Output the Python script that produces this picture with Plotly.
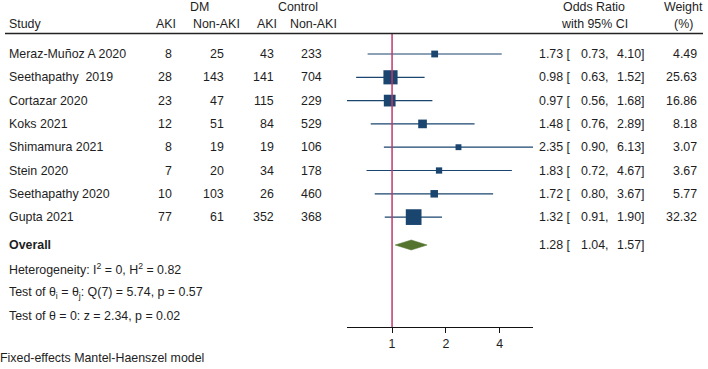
import plotly.graph_objects as go
import math

# ---------------- data ----------------
studies = ["Meraz-Muñoz A 2020", "Seethapathy  2019", "Cortazar 2020", "Koks 2021",
           "Shimamura 2021", "Stein 2020", "Seethapathy 2020", "Gupta 2021"]
dm_aki = [8, 28, 23, 12, 8, 7, 10, 77]
dm_nonaki = [25, 143, 47, 51, 19, 20, 103, 61]
ctrl_aki = [43, 141, 115, 84, 19, 34, 26, 352]
ctrl_nonaki = [233, 704, 229, 529, 106, 178, 460, 368]
odds_ratio = [1.73, 0.98, 0.97, 1.48, 2.35, 1.83, 1.72, 1.32]
ci_low = [0.73, 0.63, 0.56, 0.76, 0.90, 0.72, 0.80, 0.91]
ci_high = [4.10, 1.52, 1.68, 2.89, 6.13, 4.67, 3.67, 1.90]
weights = [4.49, 25.63, 16.86, 8.18, 3.07, 3.67, 5.77, 32.32]
overall_or = 1.28
overall_low = 1.04
overall_high = 1.57
tick_vals = [1, 2, 4]
tick_text = ["1", "2", "4"]
het_lines = ["Heterogeneity: I<sup>2</sup> = 0, H<sup>2</sup> = 0.82",
             "Test of θ<sub>i</sub> = θ<sub>j</sub>: Q(7) = 5.74, p = 0.57",
             "Test of θ = 0: z = 2.34, p = 0.02"]
footnote = "Fixed-effects Mantel-Haenszel model"

# ---------------- layout ----------------
W, H = 708, 369
FONT = "Liberation Sans, Arial, Helvetica, sans-serif"
FS = 12.4
NAVY = "#1a456e"
GREEN = "#55752f"
RED = "#c0396b"
TXT = "#1e1e1e"


def px(x):
    return x / W


row_y = [54 + 23.3 * i for i in range(len(studies))]
overall_y = 245
het_y = [269, 292.5, 316]
axis_y = 327

x0_px, x1_px = 347, 533
xmin, xmax = min(ci_low), max(ci_high)

fig = go.Figure()

# CI lines (one trace, gaps between rows)
ci_x, ci_y = [], []
for lo, hi, y in zip(ci_low, ci_high, row_y):
    ci_x += [lo, hi, None]
    ci_y += [y, y, None]
fig.add_trace(go.Scatter(x=ci_x, y=ci_y, mode="lines", line=dict(color=NAVY, width=1.2),
                         hoverinfo="skip", showlegend=False, cliponaxis=False))

# squares, area proportional to weight
fig.add_trace(go.Scatter(x=odds_ratio, y=row_y, mode="markers",
                         marker=dict(symbol="square", color=NAVY, opacity=1,
                                     size=[2.5 * math.sqrt(w) + 1.5 for w in weights],
                                     line=dict(width=0)),
                         hoverinfo="skip", showlegend=False, cliponaxis=False))

# overall diamond
dh = 5
fig.add_trace(go.Scatter(x=[overall_low, overall_or, overall_high, overall_or, overall_low],
                         y=[overall_y, overall_y - dh, overall_y, overall_y + dh, overall_y],
                         mode="lines", fill="toself", fillcolor=GREEN,
                         line=dict(color=GREEN, width=0.5), hoverinfo="skip",
                         showlegend=False, cliponaxis=False))

# null line and header rule
fig.add_shape(type="line", xref="x", yref="y", x0=1, x1=1, y0=33.5, y1=axis_y,
              line=dict(color=RED, width=1.5))
fig.add_shape(type="line", xref="paper", yref="y", x0=px(5), x1=px(703), y0=33.5, y1=33.5,
              line=dict(color="#222222", width=1.5))

annots = []


def txt(x, y, s, anchor="left", bold=False):
    annots.append(dict(x=px(x), y=y, xref="paper", yref="y",
                       text=("<b>%s</b>" % s) if bold else s,
                       showarrow=False, xanchor=anchor, yanchor="middle",
                       font=dict(family=FONT, size=FS, color=TXT)))


# headers
h1, h2 = 6.5, 24
txt(199, h1, "DM", "center")
txt(298, h1, "Control", "center")
txt(594, h1, "Odds Ratio", "center")
txt(683, h1, "Weight", "center")
txt(7, h2, "Study")
txt(166, h2, "AKI", "center")
txt(216, h2, "Non-AKI", "center")
txt(267, h2, "AKI", "center")
txt(313, h2, "Non-AKI", "center")
txt(594, h2, "with 95% CI", "center")
txt(683, h2, "(%)", "center")

for i, name in enumerate(studies):
    y = row_y[i]
    txt(7, y, name)
    txt(174, y, str(dm_aki[i]), "right")
    txt(226, y, str(dm_nonaki[i]), "right")
    txt(276, y, str(ctrl_aki[i]), "right")
    txt(324, y, str(ctrl_nonaki[i]), "right")
    txt(573, y, "%.2f [" % odds_ratio[i], "right")
    txt(611, y, "%.2f," % ci_low[i], "right")
    txt(647, y, "%.2f]" % ci_high[i], "right")
    txt(699, y, "%.2f" % weights[i], "right")

txt(7, overall_y, "Overall", bold=True)
txt(573, overall_y, "%.2f [" % overall_or, "right")
txt(611, overall_y, "%.2f," % overall_low, "right")
txt(647, overall_y, "%.2f]" % overall_high, "right")

for y, s in zip(het_y, het_lines):
    txt(7, y, s)
txt(-2, 358, footnote)

fig.update_layout(
    width=W, height=H, margin=dict(l=0, r=0, t=0, b=0),
    paper_bgcolor="white", plot_bgcolor="white",
    annotations=annots, hovermode=False,
    xaxis=dict(type="log", domain=[px(x0_px), px(x1_px)],
               range=[math.log10(xmin), math.log10(xmax)],
               anchor="free", position=(H - axis_y) / H,
               showline=True, linecolor="#111111", linewidth=1.2,
               ticks="outside", ticklen=5, tickcolor="#111111", tickwidth=1,
               tickvals=tick_vals, ticktext=tick_text,
               tickfont=dict(family=FONT, size=FS, color=TXT),
               showgrid=False, zeroline=False, fixedrange=True),
    yaxis=dict(domain=[0, 1], range=[H, 0], visible=False, showgrid=False, zeroline=False,
               fixedrange=True),
)

fig.write_html("out.html", config={"displayModeBar": False, "staticPlot": True},
               post_script="document.body.style.margin='0';document.body.style.overflow='hidden';")
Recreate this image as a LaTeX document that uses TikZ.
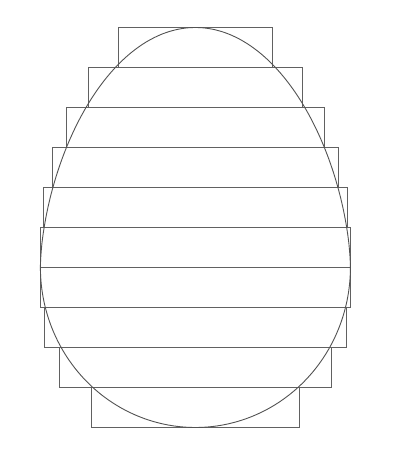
\documentclass[tikz,border=0pt]{standalone}
\begin{document}
\begin{tikzpicture}[x=1pt,y=-1pt,
  bar/.style={draw=black!62,line width=1pt},
  egg/.style={draw=black!68,line width=0.9pt}]
\useasboundingbox (0,0) rectangle (410,452);
\foreach \xa/\ya/\xb/\yb in {118.3/27.3/272.3/67.3, 88.3/67.3/302.3/107.3, 66.7/107.3/324/147.3,
  52.3/147.3/338.3/187.5, 43.3/187.5/347/227.5, 40.3/227.5/350.3/267.5, 40.3/267.5/350.5/307.3,
  44/307.3/346.7/347.3, 59.3/347.3/331.3/387.3, 91/387.3/299.3/427.3}
  \draw[bar] (\xa,\ya) rectangle (\xb,\yb);
\draw[egg] plot[domain=-90:90,samples=120,variable=\t] ({195.4+155*sin(\t)},{267.5+160*cos(\t)})
  -- plot[domain=90:-90,samples=160,variable=\t] ({195.4+155*sin(\t)},{267.5-240*(abs(cos(\t))+0.00001)^1.1765}) -- cycle;
\end{tikzpicture}
\end{document}
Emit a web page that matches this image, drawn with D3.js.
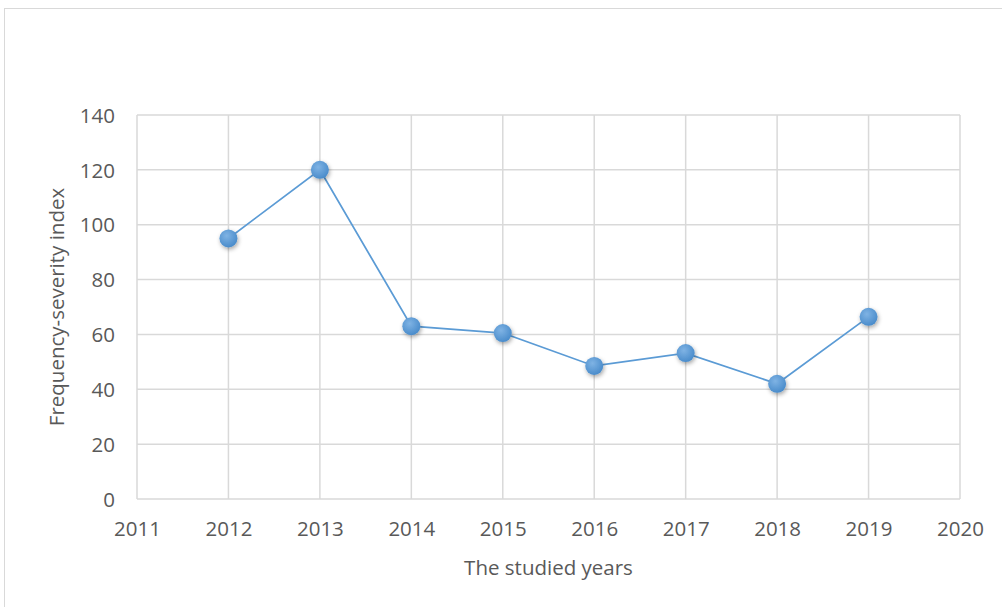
<!DOCTYPE html>
<html>
<head>
<meta charset="utf-8">
<script src="https://cdn.jsdelivr.net/npm/d3@7"></script>
<style>
  body { margin: 0; background: #fff; }
  text { font-family: "Open Sans", "Noto Sans", sans-serif; fill: #595959; }
</style>
</head>
<body>
<div id="chart"></div>
<script>
// chart values
var years = [2012, 2013, 2014, 2015, 2016, 2017, 2018, 2019];
var fsIndex = [95, 120, 63, 60.5, 48.5, 53.2, 42, 66.4];
var xTicks = [2011, 2012, 2013, 2014, 2015, 2016, 2017, 2018, 2019, 2020];
var yTicks = [0, 20, 40, 60, 80, 100, 120, 140];

var width = 1002, height = 607;
var margin = { top: 115, right: 42, bottom: 108, left: 137 };
var fontSize = "20.5px";

var svg = d3.select("#chart")
  .append("svg")
  .attr("width", width)
  .attr("height", height);

// marker shading + shadow
var defs = svg.append("defs");
var grad = defs.append("radialGradient")
  .attr("id", "dotFill")
  .attr("cx", "40%").attr("cy", "35%").attr("r", "65%");
grad.append("stop").attr("offset", "0%").attr("stop-color", "#7fb3e4");
grad.append("stop").attr("offset", "100%").attr("stop-color", "#4a8ccb");
var shadow = defs.append("filter").attr("id", "shadow")
  .attr("x", "-50%").attr("y", "-50%").attr("width", "200%").attr("height", "200%");
shadow.append("feDropShadow")
  .attr("dx", 1).attr("dy", 2).attr("stdDeviation", 2)
  .attr("flood-color", "#000").attr("flood-opacity", 0.35);

// outer frame
svg.append("rect")
  .attr("x", 4.5).attr("y", 8.5)
  .attr("width", 1010).attr("height", 620)
  .attr("fill", "none")
  .attr("stroke", "#d9d9d9")
  .attr("stroke-width", 1);

var x = d3.scaleLinear()
  .domain([2011, 2020])
  .range([margin.left, width - margin.right]);
var y = d3.scaleLinear()
  .domain([0, 140])
  .range([height - margin.bottom, margin.top]);

// gridlines
svg.append("g")
  .selectAll("line")
  .data(yTicks)
  .enter()
  .append("line")
  .attr("x1", x(2011)).attr("x2", x(2020))
  .attr("y1", function (d) { return y(d); })
  .attr("y2", function (d) { return y(d); })
  .attr("stroke", "#d9d9d9")
  .attr("stroke-width", 1.5);

svg.append("g")
  .selectAll("line")
  .data(xTicks)
  .enter()
  .append("line")
  .attr("x1", function (d) { return x(d); })
  .attr("x2", function (d) { return x(d); })
  .attr("y1", y(0)).attr("y2", y(140))
  .attr("stroke", "#d9d9d9")
  .attr("stroke-width", 1.5);

// axes - use d3 axis for labels only
var yAxis = svg.append("g")
  .attr("transform", "translate(" + (margin.left - 22) + ",0)")
  .call(d3.axisLeft(y).tickValues(yTicks).tickSize(0).tickPadding(0));
yAxis.select(".domain").remove();
yAxis.selectAll("text")
  .style("font-size", fontSize)
  .attr("fill", "#595959")
  .attr("dy", "0.35em");

var xAxis = svg.append("g")
  .attr("transform", "translate(0," + (y(0) + 22) + ")")
  .call(d3.axisBottom(x).tickValues(xTicks).tickFormat(d3.format("d")).tickSize(0).tickPadding(0));
xAxis.select(".domain").remove();
xAxis.selectAll("text")
  .style("font-size", fontSize)
  .attr("fill", "#595959");

// axis titles
svg.append("text")
  .attr("x", (x(2011) + x(2020)) / 2)
  .attr("y", 575)
  .attr("text-anchor", "middle")
  .style("font-size", fontSize)
  .text("The studied years");

svg.append("text")
  .attr("transform", "translate(64," + ((y(0) + y(140)) / 2) + ") rotate(-90)")
  .attr("text-anchor", "middle")
  .style("font-size", fontSize)
  .text("Frequency-severity index");

// series
var line = d3.line()
  .x(function (d, i) { return x(years[i]); })
  .y(function (d) { return y(d); });

svg.append("path")
  .datum(fsIndex)
  .attr("d", line)
  .attr("fill", "none")
  .attr("stroke", "#5b9bd5")
  .attr("stroke-width", 1.75);

svg.append("g")
  .selectAll("circle")
  .data(fsIndex)
  .enter()
  .append("circle")
  .attr("cx", function (d, i) { return x(years[i]); })
  .attr("cy", function (d) { return y(d); })
  .attr("r", 9)
  .attr("fill", "url(#dotFill)")
  .attr("filter", "url(#shadow)");
</script>
</body>
</html>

TASK INSTRUCTIONS
Without the pictures, copy the entries from their first line through the line containing "import math", and only those lines.

THE ANSWER
Output the Python script that produces this picture with Plotly.
import plotly.graph_objects as go
import math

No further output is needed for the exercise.